Justice Department rescinds two Trump-era voting directives
(CNN)The Justice Department on Tuesday rescinded two voting-related memos issued by the Trump administration, including one that prompted a public corruption prosecutor to step down from his post because it upended decades of department policy on voter fraud investigations to not interfere in states' vote certification.
Acting
Attorney General Monty Wilkinson announced that the Justice Department
will pull back the November memo from former Attorney General William
Barr on vote fraud investigations and a second memo that gave Justice
Department blessing to efforts by some states to pull back expansions of
voting access, such as early or absentee voting, as a result of the
Covid crisis.
Republicans in some states are trying to change laws after President Donald Trump falsely complained that they led to fraud.
Barr's
November 9 memo to the Justice Department's District Election Officers,
repealed a decades-old policy on how prosecutors in the unit
investigated ballot fraud. Richard Pilger, who was the director of the
District Election Officers, resigned and returned to his role in the
public integrity section of the Justice Department.
At
the time, Barr told prosecutors that they can bypass procedural steps
during the investigation like interviewing witnesses during a period
when they usually need permission from the District Election Officers to
do so. Barr publicly pushed former Trump's narrative of voter fraud until the former attorney general submitted his letter of resignation in December.

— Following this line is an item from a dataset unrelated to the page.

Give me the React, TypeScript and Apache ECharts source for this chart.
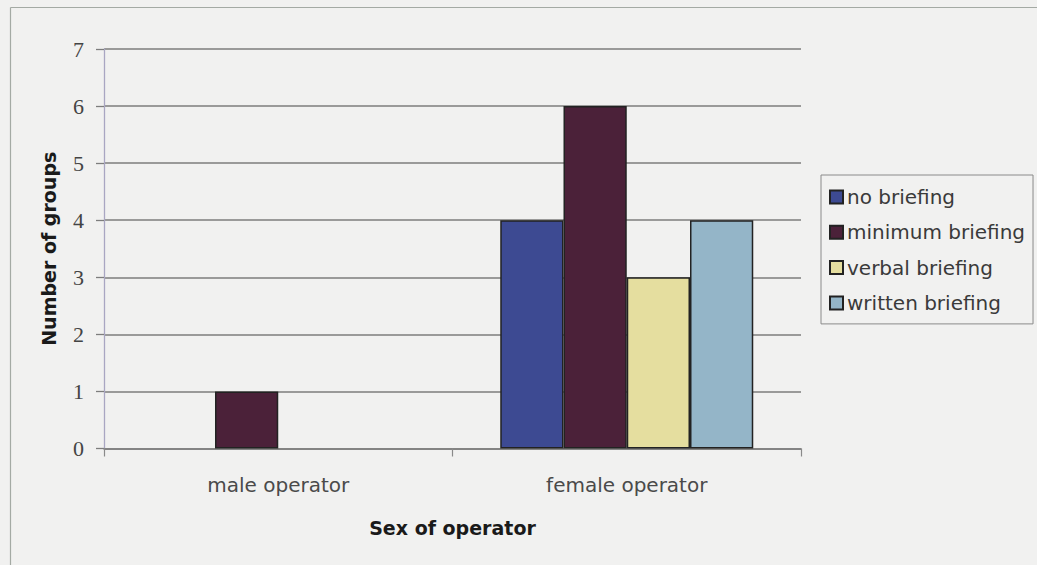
import React, { useEffect, useRef } from "react";
import * as echarts from "echarts";

// Grouped bar chart: number of groups by sex of operator and briefing type
const categories = ["male operator", "female operator"];
const seriesNames = ["no briefing", "minimum briefing", "verbal briefing", "written briefing"];
const noBriefing: (number | null)[] = [null, 4];
const minimumBriefing: (number | null)[] = [1, 6];
const verbalBriefing: (number | null)[] = [null, 3];
const writtenBriefing: (number | null)[] = [null, 4];
const seriesValues = [noBriefing, minimumBriefing, verbalBriefing, writtenBriefing];
const seriesColors = ["#3d4a92", "#4b2139", "#e5de9f", "#94b5c8"];
const yTicks = [0, 1, 2, 3, 4, 5, 6, 7];

const W = 1037;
const H = 565;

export default function App() {
  const ref = useRef<HTMLDivElement>(null);

  useEffect(() => {
    if (!ref.current) return;
    const chart = echarts.init(ref.current, undefined, { renderer: "svg" });
    chart.setOption({
      animation: false,
      backgroundColor: "#f1f1f0",
      graphic: [
        // chart-area frame: top and left edges (the rest runs off the canvas)
        {
          type: "line",
          shape: { x1: 10.5, y1: 7.5, x2: W, y2: 7.5 },
          style: { stroke: "#a4aaa4", lineWidth: 1.2 },
          silent: true,
        },
        {
          type: "line",
          shape: { x1: 10.5, y1: 7.5, x2: 10.5, y2: H },
          style: { stroke: "#a4aaa4", lineWidth: 1.2 },
          silent: true,
        },
      ],
      legend: {
        orient: "vertical",
        left: 821,
        top: 175,
        padding: [12, 8, 11, 8],
        itemWidth: 13,
        itemHeight: 13,
        itemGap: 15.3,
        icon: "rect",
        borderColor: "#8a8a8a",
        borderWidth: 1,
        textStyle: {
          fontFamily: "DejaVu Sans",
          fontSize: 20,
          lineHeight: 20,
          color: "#3a3a3a",
          padding: [0, 0, 0, -1],
        },
        data: seriesNames,
      },
      grid: {
        left: 104,
        right: W - 801,
        top: 49,
        bottom: H - 448.5,
        containLabel: false,
      },
      xAxis: {
        type: "category",
        data: categories,
        name: "Sex of operator",
        nameLocation: "middle",
        nameGap: 70,
        nameTextStyle: {
          fontFamily: "DejaVu Sans",
          fontWeight: "bold",
          fontSize: 19,
          color: "#1a1a1a",
        },
        axisLine: { show: true, lineStyle: { color: "#7d7d7d", width: 1.5 } },
        axisTick: { show: true, length: 8, lineStyle: { color: "#8a8a8a", width: 1.2 } },
        axisLabel: {
          margin: 26,
          fontFamily: "DejaVu Sans",
          fontSize: 20,
          color: "#4a4a4a",
        },
      },
      yAxis: {
        type: "value",
        min: yTicks[0],
        max: yTicks[yTicks.length - 1],
        interval: 1,
        name: "Number of groups",
        nameLocation: "middle",
        nameGap: 46,
        nameRotate: 90,
        nameTextStyle: {
          fontFamily: "DejaVu Sans",
          fontWeight: "bold",
          fontSize: 19,
          color: "#1a1a1a",
        },
        axisLine: { show: true, lineStyle: { color: "#a9a6c2", width: 1.3 } },
        axisTick: { show: true, length: 8, lineStyle: { color: "#7d7d7d", width: 1.3 } },
        axisLabel: {
          margin: 20,
          fontFamily: "Liberation Serif",
          fontSize: 22,
          color: "#444444",
        },
        splitLine: { show: true, lineStyle: { color: "#7d7d7d", width: 1.5 } },
      },
      series: seriesNames.map((name, i) => ({
        name,
        type: "bar",
        data: seriesValues[i],
        barGap: "0%",
        barCategoryGap: "27.4%",
        itemStyle: {
          color: seriesColors[i],
          borderColor: "#222222",
          borderWidth: 1.5,
        },
      })),
    });
    return () => chart.dispose();
  }, []);

  return (
    <div
      ref={ref}
      style={{ position: "absolute", left: 0, top: 0, width: W, height: H }}
    />
  );
}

The memo moved 15 prosecutors from the District Election Officers unit to write a letter to Barr on November 13 urging him to rescind the policy change, saying it was "was not based on fact."
"The
Memorandum's abrogation of the Department's Election Non-Interference
Policy is not based in fact," they wrote. "It was developed and
announced without consulting non-partisan career professionals in the
field and at the Department. Finally, the timing of the Memorandum's
release thrusts career prosecutors into partisan politics."
Prior
to Barr's December 23 departure from the office, he admitted that there
was no evidence of voter fraud. Yet, submitted his last memo directing
the Civil Rights Division "to adopt the following enforcement policy: a
change in voting laws or procedures by a state or local jurisdiction
which readopts prior laws or procedures shall be presumed lawful unless
the prior regime was found to be unlawful," according to the memo.